Depuis l’échec de l’offensive allemande de février, les deux adversaires se sont installés dans la guerre d’usure, bien que les Allemands n’aient pas renoncé à obtenir la percée. L’équilibrage progressif des forces d’artillerie rapproche cette offensive du style classique des opérations de 1915. Elle risque d’être aussi meurtrière.
L’approche du champ de bataille ne se fait pas d’abord par camions. Les premières unités envoyées au feu cheminent à pied, et s’épuisent dans cette marche. Le 95 e régiment de Péricard [65] , recruté à Bourges, exécute marches et contremarches pour gagner progressivement la cuvette mortelle de Verdun, à partir des tranchées de la région d’Apremont. Les pieds des fantassins habitués à la guerre immobile sont soumis à rude épreuve. Ils marchent treize heures par jour et couchent la nuit sur la paille avant d’arriver sur le champ de bataille le 24 février au début de l’après-midi. En trente-six heures, les poilus ont fait cinquante-deux kilomètres. Ils voient défiler devant eux des attelages d’artillerie que l’on retire du front pour qu’ils ne soient pas capturés.

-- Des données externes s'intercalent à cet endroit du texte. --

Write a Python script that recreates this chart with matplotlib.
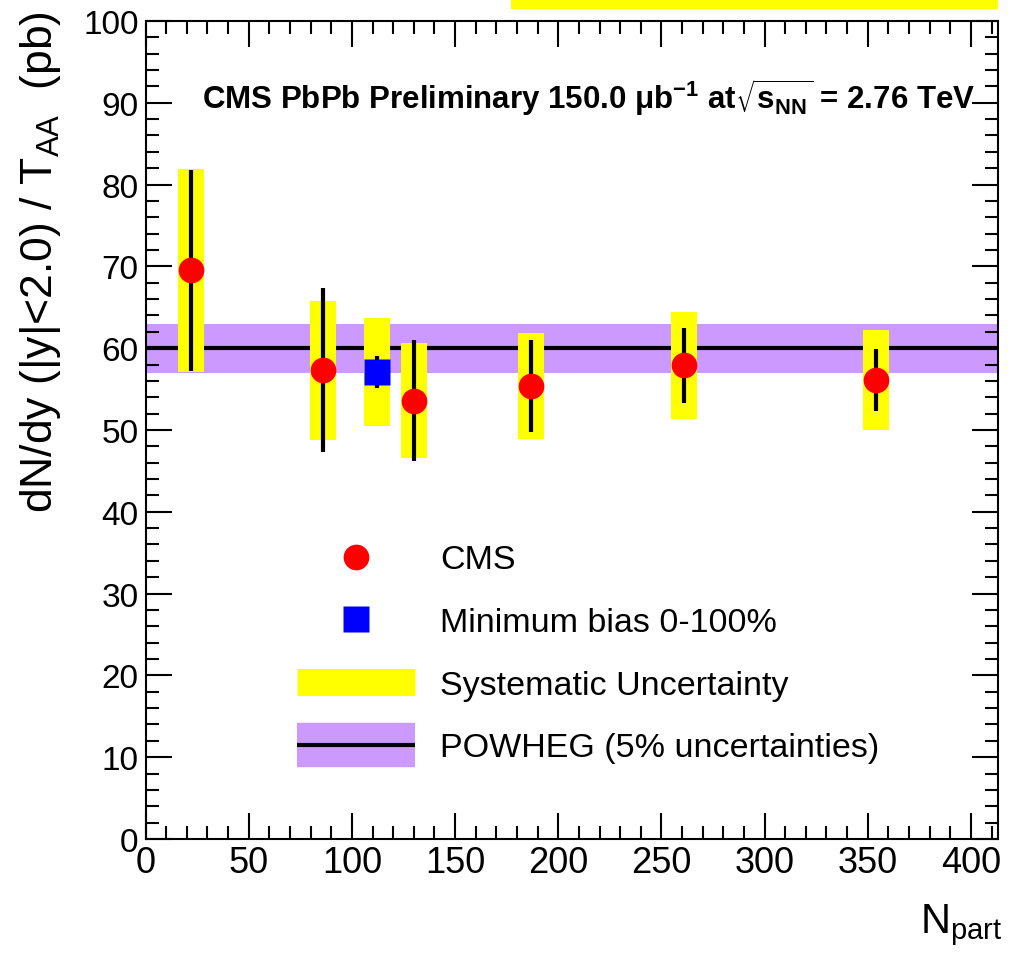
import numpy as np
import matplotlib
matplotlib.use('Agg')
import matplotlib.pyplot as plt
from matplotlib.lines import Line2D
from matplotlib.patches import Rectangle
from matplotlib.ticker import MultipleLocator

plt.rcParams['font.family'] = ['Liberation Sans', 'DejaVu Sans']
plt.rcParams['mathtext.default'] = 'regular'

# centrality bins (CMS points)
npart = [22, 86, 130, 187, 261, 354]
dndy = [69.5, 57.3, 53.6, 55.4, 57.9, 56.1]
stat_err = [12.3, 10.0, 7.4, 5.6, 4.6, 3.8]
syst_err = [12.4, 8.5, 7.0, 6.5, 6.5, 6.1]

# minimum bias 0-100%
mb_npart = [112]
mb_dndy = [57.1]
mb_stat = [2.0]
mb_syst = [6.6]

# POWHEG prediction
powheg = 60.0
powheg_unc = 0.05

syst_width = 12.6

fig = plt.figure(figsize=(10.14, 9.54), dpi=100)
ax = fig.add_axes([0.1435, 0.1195, 0.8405, 0.8575])

ax.axhspan(powheg*(1-powheg_unc), powheg*(1+powheg_unc), color='#cc99ff', lw=0, zorder=1)
ax.axhline(powheg, color='k', lw=3, zorder=2)

allx = npart + mb_npart
ally = dndy + mb_dndy
alls = syst_err + mb_syst
ax.bar(allx, [2*s for s in alls], bottom=[y - s for y, s in zip(ally, alls)],
       width=syst_width, color='#ffff00', lw=0, zorder=3)

ax.errorbar(npart, dndy, yerr=stat_err, fmt='none', ecolor='k', elinewidth=3, capsize=0, zorder=4)
ax.errorbar(mb_npart, mb_dndy, yerr=mb_stat, fmt='none', ecolor='k', elinewidth=3, capsize=0, zorder=4)
ax.plot(npart, dndy, 'o', color='#ff0000', ms=18.5, mec='none', zorder=5)
ax.plot(mb_npart, mb_dndy, 's', color='#0000ff', ms=18.5, mec='none', zorder=5)

ax.set_xlim(0, 413)
ax.set_ylim(0, 100)
ax.xaxis.set_major_locator(MultipleLocator(50))
ax.xaxis.set_minor_locator(MultipleLocator(10))
ax.yaxis.set_major_locator(MultipleLocator(10))
ax.yaxis.set_minor_locator(MultipleLocator(2))
ax.tick_params(which='both', direction='in', top=True, right=True, width=1.5)
ax.tick_params(which='major', length=19)
ax.tick_params(which='minor', length=9.5)
ax.tick_params(axis='x', labelsize=26, pad=4)
ax.tick_params(axis='y', labelsize=24, pad=5)
for sp in ax.spines.values():
    sp.set_linewidth(1.5)

ax.text(0.973, 0.907,
        r'CMS PbPb Preliminary 150.0 $\mu$b$^{-1}$ at$\sqrt{s_{NN}}$ = 2.76 TeV',
        transform=ax.transAxes, ha='right', va='center', fontsize=22.5, fontweight='bold')

fig.text(0.040, 1 - 11/954, 'dN/dy (|y|<2.0) / T$_{AA}$  (pb)', rotation=90,
         ha='center', va='top', fontsize=32)
fig.text(1003/1014, 1 - 925/954, 'N$_{part}$', ha='right', va='center', fontsize=30)

handles = [
    Line2D([], [], marker='o', color='#ff0000', ms=18.5, mec='none', ls='none'),
    Line2D([], [], marker='s', color='#0000ff', ms=18.5, mec='none', ls='none'),
    Line2D([], [], color='#ffff00', lw=19.5, solid_capstyle='butt'),
    (Line2D([], [], color='#cc99ff', lw=32, solid_capstyle='butt'),
     Line2D([], [], color='k', lw=3, solid_capstyle='butt')),
]
labels = ['CMS', 'Minimum bias 0-100%', 'Systematic Uncertainty', 'POWHEG (5% uncertainties)']
ax.legend(handles, labels, loc='upper left', bbox_to_anchor=(0.178, 0.360),
          frameon=False, fontsize=24.5, handlelength=3.47, handletextpad=0.72,
          labelspacing=0.93, borderpad=0, borderaxespad=0, numpoints=1)

# stray yellow box above the frame
fig.add_artist(Rectangle((511/1014, 1 - 10/954), 487/1014, 10/954,
                         transform=fig.transFigure, color='#ffff00', lw=0))

fig.savefig('out.png', dpi=100)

Au coup de corne du colonel, les hommes prennent leur tenue d’assaut, avec pelle, couverture et toile de tente en sautoir. Ils traversent un terrain labouré par les obus et s’embusquent près du village de Douaumont qu’il faut tenir. La prise du fort abandonné par quelques fusiliers bavarois a rendu la défense du village essentielle.